Hari ini Trump mengumumkan telah memilih wakil presidennya dari partai Republik yaitu JD Vance. Senator berasal dari Ohio yang masih muda (Agustus ini baru berusia 40 tahun). Vance sebelumnya pernah membenci Trump seperti halnya kebanyakan orang karena gorengan berita media besar. Setelahnya sadar bahwa pandangannya ternyata banyak yang sejalan dengan Trump, kemudian beralih menjadi pembela Trump yang setia. Pandangannya tentang perang Ukraina dan Rusia sangat berbeda dengan pemerintah AS saat ini, bahkan ada yang bilang pandangan Vance lebih keras dari pandangan Trump (yang tentunya tidak disukai pebisnis industri alat perang karena diuntungkan dengan adanya perang).

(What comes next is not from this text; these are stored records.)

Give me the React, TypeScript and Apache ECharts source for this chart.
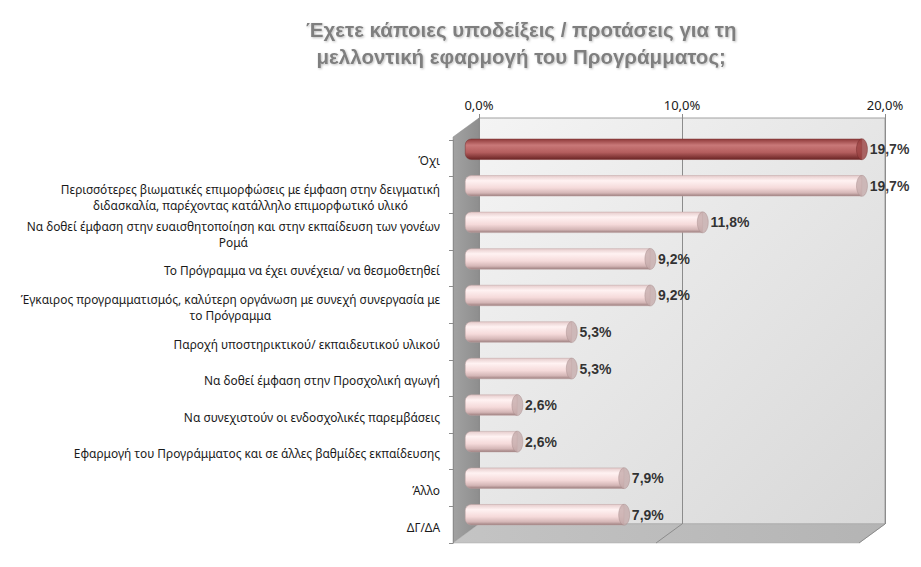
import React, { useEffect, useRef } from "react";
import * as echarts from "echarts";

const titleLines = [
  "Έχετε κάποιες υποδείξεις / προτάσεις για τη",
  "μελλοντική εφαρμογή του Προγράμματος;",
];

const categories = [
  "Όχι",
  "Περισσότερες βιωματικές επιμορφώσεις με έμφαση στην δειγματική\nδιδασκαλία, παρέχοντας κατάλληλο επιμορφωτικό υλικό",
  "Να δοθεί έμφαση στην ευαισθητοποίηση και στην εκπαίδευση των γονέων\nΡομά",
  "Το Πρόγραμμα να έχει συνέχεια/ να θεσμοθετηθεί",
  "Έγκαιρος προγραμματισμός, καλύτερη οργάνωση με συνεχή συνεργασία με\nτο Πρόγραμμα",
  "Παροχή υποστηρικτικού/ εκπαιδευτικού υλικού",
  "Να δοθεί έμφαση στην Προσχολική αγωγή",
  "Να συνεχιστούν οι ενδοσχολικές παρεμβάσεις",
  "Εφαρμογή του Προγράμματος και σε άλλες βαθμίδες εκπαίδευσης",
  "Άλλο",
  "ΔΓ/ΔΑ",
];

const values = [19.7, 19.7, 11.8, 9.2, 9.2, 5.3, 5.3, 2.6, 2.6, 7.9, 7.9];
const highlightIndex = 0;

const axisMin = 0;
const axisMax = 20;
const axisInterval = 10;

const fmt = (v: number) => v.toFixed(1).replace(".", ",") + "%";

// 3D box geometry (back plane and depth offset)
const BL = 479, BR = 885, BT = 118, BB = 524, DX = -26, DY = 19;

const FONT = "'Liberation Sans', Arial, sans-serif";
const LABEL_FONT = "'Noto Sans', 'Liberation Sans', sans-serif";

export default function App() {
  const ref = useRef<HTMLDivElement>(null);

  useEffect(() => {
    if (!ref.current) return;
    const chart = echarts.init(ref.current, undefined, { renderer: "svg" });

    const pinkGrad = new echarts.graphic.LinearGradient(0, 0, 0, 1, [
      { offset: 0, color: "#e6cccc" },
      { offset: 0.25, color: "#fff2f2" },
      { offset: 0.6, color: "#f5dada" },
      { offset: 0.85, color: "#d4b6b6" },
      { offset: 1, color: "#9c7e7e" },
    ]);
    const redGrad = new echarts.graphic.LinearGradient(0, 0, 0, 1, [
      { offset: 0, color: "#8e3a3a" },
      { offset: 0.3, color: "#c97878" },
      { offset: 0.65, color: "#b45e5e" },
      { offset: 1, color: "#6a2424" },
    ]);

    const barData = values.map((v, i) => ({
      value: v,
      itemStyle: {
        color: i === highlightIndex ? redGrad : pinkGrad,
        borderColor: i === highlightIndex ? "#7a3030" : "#bfa3a3",
        borderWidth: 0.5,
      },
    }));
    const capData = values.map((v, i) => ({
      value: [v, i],
      itemStyle: {
        color: i === highlightIndex ? "#9a4242" : "#c6abab",
        borderColor: i === highlightIndex ? "#6e2828" : "#a48a8a",
        borderWidth: 0.5,
      },
    }));

    const wallGradLeft = new echarts.graphic.LinearGradient(0, 0, 1, 0, [
      { offset: 0, color: "#a2a2a2" },
      { offset: 1, color: "#8e8e8e" },
    ]);
    const backGrad = new echarts.graphic.LinearGradient(0, 0, 1, 1, [
      { offset: 0, color: "#f4f4f4" },
      { offset: 1, color: "#d8d8d8" },
    ]);
    const floorGrad = new echarts.graphic.LinearGradient(0, 0, 1, 0, [
      { offset: 0, color: "#c4c4c4" },
      { offset: 1, color: "#b4b4b4" },
    ]);

    const tickStep = (BR - BL) / ((axisMax - axisMin) / axisInterval);
    const floorLines: any[] = [];
    for (let k = 1; k <= (axisMax - axisMin) / axisInterval; k++) {
      const x = BL + k * tickStep;
      floorLines.push({
        type: "line",
        z: -5,
        shape: { x1: x, y1: BB, x2: x + DX, y2: BB + DY },
        style: { stroke: "#8c8c8c", lineWidth: 1 },
      });
    }

    const titleStyle = {
      align: "center",
      fontFamily: FONT,
      fontSize: 20.5,
      fontWeight: "bold",
      color: "#7f7f7f",
      lineHeight: 27,
      textShadowColor: "rgba(0,0,0,0.25)",
      textShadowBlur: 2,
      textShadowOffsetX: 1,
      textShadowOffsetY: 1,
    };

    chart.setOption({
      animation: false,
      backgroundColor: "#ffffff",
      title: {
        text: titleLines.map((l) => `{t|${l}}`).join("\n"),
        left: 301,
        top: 11,
        textStyle: { ...titleStyle, rich: { t: titleStyle } },
      },
      graphic: [
        {
          type: "polygon",
          z: -10,
          shape: { points: [[BL, BT], [BR, BT], [BR, BB], [BL, BB]] },
          style: { fill: backGrad, stroke: "#a0a0a0", lineWidth: 1 },
        },
        {
          type: "polygon",
          z: -9,
          shape: { points: [[BL, BT], [BL, BB], [BL + DX, BB + DY], [BL + DX, BT + DY]] },
          style: { fill: wallGradLeft, stroke: "#8a8a8a", lineWidth: 0.5 },
        },
        {
          type: "polygon",
          z: -9,
          shape: { points: [[BL, BB], [BR, BB], [BR + DX, BB + DY], [BL + DX, BB + DY]] },
          style: { fill: floorGrad, stroke: "#a8a8a8", lineWidth: 0.5 },
        },
        ...floorLines,
      ],
      grid: [
        { left: BL, top: BT, width: BR - BL, height: BB - BT, containLabel: false },
        { left: 465, top: 131, width: 403, height: 402, containLabel: false },
        { left: BL + DX, top: 140, width: BR - BL, height: 403, containLabel: false },
      ],
      xAxis: [
        {
          gridIndex: 0,
          type: "value",
          position: "top",
          min: axisMin,
          max: axisMax,
          interval: axisInterval,
          axisLine: { show: false },
          axisTick: { show: true, length: 4, lineStyle: { color: "#8c8c8c" } },
          axisLabel: {
            formatter: (v: number) => fmt(v),
            fontFamily: LABEL_FONT,
            fontSize: 13,
            color: "#1a1a1a",
            margin: 7,
          },
          splitLine: { show: true, lineStyle: { color: "#8c8c8c", width: 1 } },
        },
        { gridIndex: 1, type: "value", min: axisMin, max: axisMax, show: false },
        { gridIndex: 2, type: "value", min: axisMin, max: axisMax, show: false },
      ],
      yAxis: [
        { gridIndex: 0, type: "category", data: categories, inverse: true, show: false },
        { gridIndex: 1, type: "category", data: categories, inverse: true, show: false },
        {
          gridIndex: 2,
          type: "category",
          data: categories,
          inverse: true,
          axisLine: { show: true, lineStyle: { color: "#8c8c8c" } },
          axisTick: { show: true, length: 4, lineStyle: { color: "#8c8c8c" } },
          axisLabel: {
            margin: 13,
            align: "right",
            padding: [4, 0, 0, 0],
            formatter: (v: string) =>
              v
                .split("\n")
                .map((l) => `{c|${l}}`)
                .join("\n"),
            rich: {
              c: {
                align: "center",
                fontFamily: LABEL_FONT,
                fontSize: 11.9,
                lineHeight: 16,
                color: "#1a1a1a",
              },
            },
          },
          splitLine: { show: false },
        },
      ],
      series: [
        {
          type: "bar",
          xAxisIndex: 1,
          yAxisIndex: 1,
          data: barData,
          barWidth: 21,
          itemStyle: { borderRadius: [6, 0, 0, 6] },
          z: 3,
        },
        {
          type: "scatter",
          xAxisIndex: 1,
          yAxisIndex: 1,
          data: capData,
          symbol: "circle",
          symbolSize: [11, 21],
          z: 4,
          label: {
            show: true,
            position: "right",
            distance: 2,
            formatter: (p: any) => fmt(p.value[0]),
            fontFamily: FONT,
            fontSize: 14,
            fontWeight: "bold",
            color: "#000000",
          },
        },
      ],
    });

    return () => chart.dispose();
  }, []);

  return (
    <div
      ref={ref}
      style={{ position: "fixed", left: 0, top: 0, width: 921, height: 567 }}
    />
  );
}
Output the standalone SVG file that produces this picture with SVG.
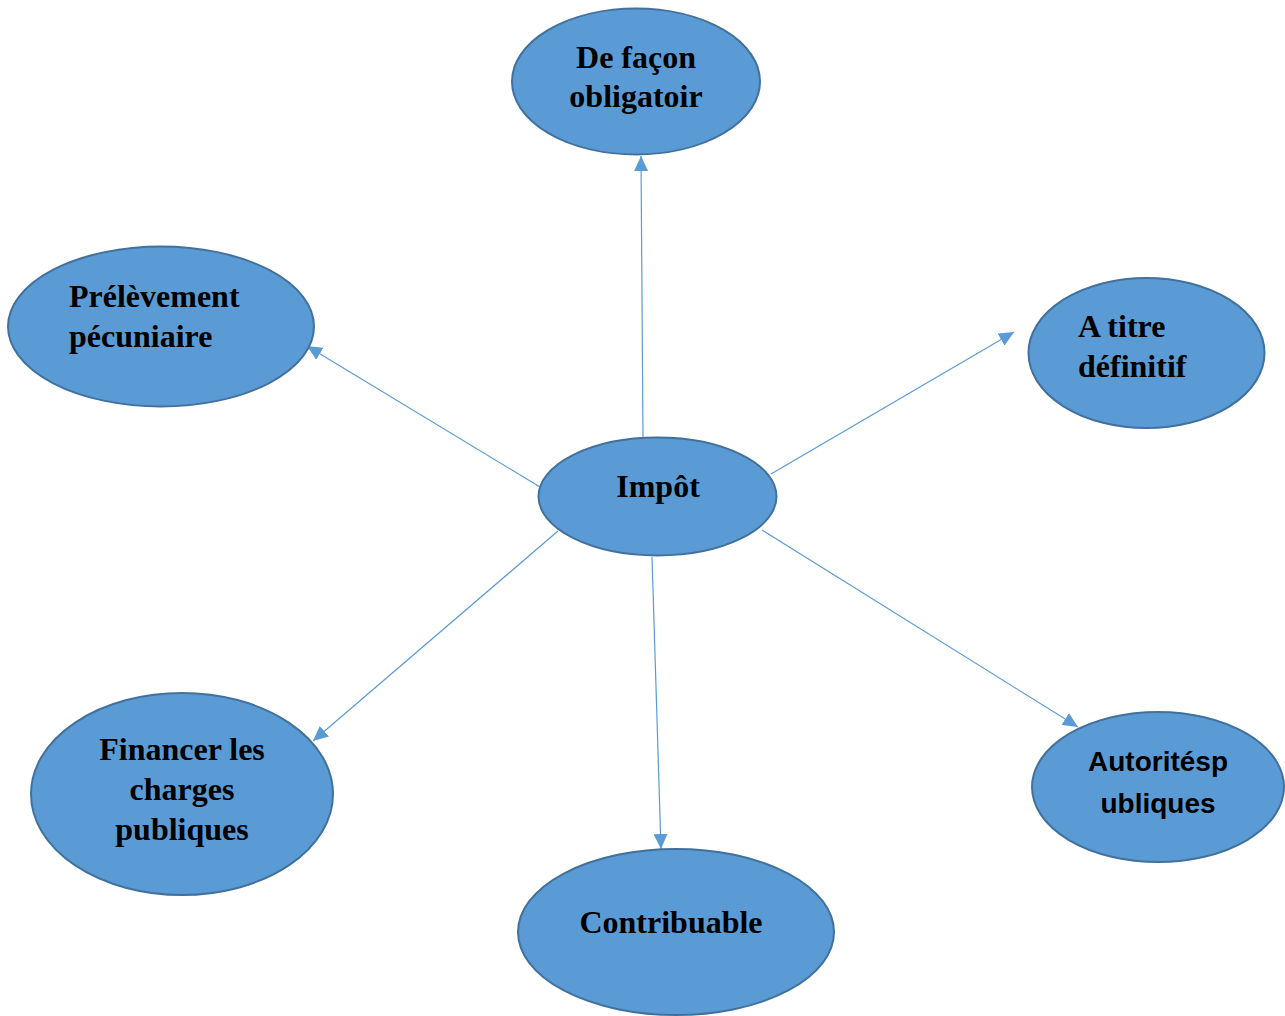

Vance juga menulis cerita hidupnya dalam bukunya yang berjudul Hillbilly Elegy: A Memoir of a Family and Culture in Crisis pada tahun 2016. Buku ini akhirnya dijadikan film dengan judul yang sama yang diproduksi oleh Netflix pada tahun 2020. Buku dan film ini cerita bagaimana Vance dibesarkan oleh neneknya karena ibunya terjerat narkoba dari keluarga miskin di Ohio. Vance kemudian menjadi marinir dan kemudian kuliah di Ohio State University sebelum mendapat beasiswa untuk kuliah di Yale University.

Menurut Anda, apakah pilihan Donald Trump untuk menjadikan J.D. Vance sebagai calon wakilnya di gedung putih tepat?